Both of my classes were canceled today, and I'm bummed. Back in the day, if I had been handed a free day, it would have felt like a "get-out-of-jail-free" card. Even with the classes I actually liked, any reason to skip was a good reason.
But, all that seems to have changed. Apparently, my nerdiness is worse than I thought. What would the 20 year old me think? She would be sorely disappointed. I have turned into that which I feared most. A serious student.
But, it gets worse. The real reason I'm disappointed about missing class is because my Nonfiction Prose professor had asked me to share an essay I wrote last week with the whole class.

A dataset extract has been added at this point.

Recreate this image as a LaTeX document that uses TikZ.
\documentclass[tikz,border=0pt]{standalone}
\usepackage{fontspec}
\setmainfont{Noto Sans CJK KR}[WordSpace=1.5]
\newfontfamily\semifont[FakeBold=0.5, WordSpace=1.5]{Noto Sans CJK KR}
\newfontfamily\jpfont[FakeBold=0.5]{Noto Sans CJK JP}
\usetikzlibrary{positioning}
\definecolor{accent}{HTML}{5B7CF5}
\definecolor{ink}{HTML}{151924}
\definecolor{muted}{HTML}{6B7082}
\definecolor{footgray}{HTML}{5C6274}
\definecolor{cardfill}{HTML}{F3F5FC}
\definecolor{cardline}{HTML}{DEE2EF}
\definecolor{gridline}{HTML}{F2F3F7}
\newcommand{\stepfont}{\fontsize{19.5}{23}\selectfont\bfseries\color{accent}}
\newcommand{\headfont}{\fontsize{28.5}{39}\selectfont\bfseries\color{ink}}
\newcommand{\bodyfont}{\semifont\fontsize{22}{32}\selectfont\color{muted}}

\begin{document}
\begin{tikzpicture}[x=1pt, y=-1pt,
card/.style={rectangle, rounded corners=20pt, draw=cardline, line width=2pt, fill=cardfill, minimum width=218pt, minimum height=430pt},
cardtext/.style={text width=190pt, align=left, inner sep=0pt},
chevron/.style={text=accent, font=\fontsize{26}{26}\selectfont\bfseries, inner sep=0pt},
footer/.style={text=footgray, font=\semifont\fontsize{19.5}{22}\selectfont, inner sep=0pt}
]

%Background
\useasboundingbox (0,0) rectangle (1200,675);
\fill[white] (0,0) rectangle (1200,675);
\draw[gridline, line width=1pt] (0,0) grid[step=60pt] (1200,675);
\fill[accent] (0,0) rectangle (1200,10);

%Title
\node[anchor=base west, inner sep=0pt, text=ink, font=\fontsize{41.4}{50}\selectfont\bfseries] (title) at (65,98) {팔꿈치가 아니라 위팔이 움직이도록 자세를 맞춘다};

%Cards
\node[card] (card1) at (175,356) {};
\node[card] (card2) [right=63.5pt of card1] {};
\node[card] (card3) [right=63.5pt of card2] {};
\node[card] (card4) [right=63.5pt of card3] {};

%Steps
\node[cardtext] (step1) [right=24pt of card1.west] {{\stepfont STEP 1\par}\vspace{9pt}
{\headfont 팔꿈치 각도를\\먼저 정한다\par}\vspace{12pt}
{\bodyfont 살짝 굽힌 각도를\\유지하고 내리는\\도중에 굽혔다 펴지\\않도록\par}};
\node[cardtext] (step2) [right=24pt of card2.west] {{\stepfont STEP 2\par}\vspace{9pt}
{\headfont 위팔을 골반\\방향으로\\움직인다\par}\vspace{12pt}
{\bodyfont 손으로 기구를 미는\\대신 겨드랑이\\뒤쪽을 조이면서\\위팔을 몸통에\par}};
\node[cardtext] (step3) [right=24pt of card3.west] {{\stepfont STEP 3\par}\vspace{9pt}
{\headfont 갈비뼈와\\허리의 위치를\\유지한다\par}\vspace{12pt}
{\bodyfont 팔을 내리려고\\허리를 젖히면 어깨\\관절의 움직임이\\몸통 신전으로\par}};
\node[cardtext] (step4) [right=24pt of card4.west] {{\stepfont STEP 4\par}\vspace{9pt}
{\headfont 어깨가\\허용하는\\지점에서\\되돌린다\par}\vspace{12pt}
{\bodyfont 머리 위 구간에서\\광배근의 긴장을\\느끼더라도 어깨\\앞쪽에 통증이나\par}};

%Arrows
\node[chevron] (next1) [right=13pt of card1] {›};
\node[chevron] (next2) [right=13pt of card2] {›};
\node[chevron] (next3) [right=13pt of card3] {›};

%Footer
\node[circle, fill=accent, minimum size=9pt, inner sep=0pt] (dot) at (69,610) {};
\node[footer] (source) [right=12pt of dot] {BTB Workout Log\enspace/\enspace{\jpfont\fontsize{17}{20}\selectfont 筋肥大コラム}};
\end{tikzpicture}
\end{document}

He liked it so much, and thought it was so good that he wanted everyone else to hear it as an example of "strong voice, humor and wit." He had scrawled on the bottom of the last page, "Get this published, NOW!!"
Now, I'm the first to admit that I was shocked by his strong opinion of my work. I'm a fiction writer. What do I know of writing nonfiction? I took this class because I was, in my estimation, an amateur at this whole truth thing. Outside of some record reviews I did years ago, my life has been all about ficition. My inner nerd jumped at the chance to get a pat on the head, stand in front of the class and be hated by my fellow students as the teacher's pet. I have never in my life been the teacher's pet. I'm more of the smart-ass-in-the-back kind of girl. None of my former professors liked me all that much. To have one take a shine to me so quickly is a little disconcerting.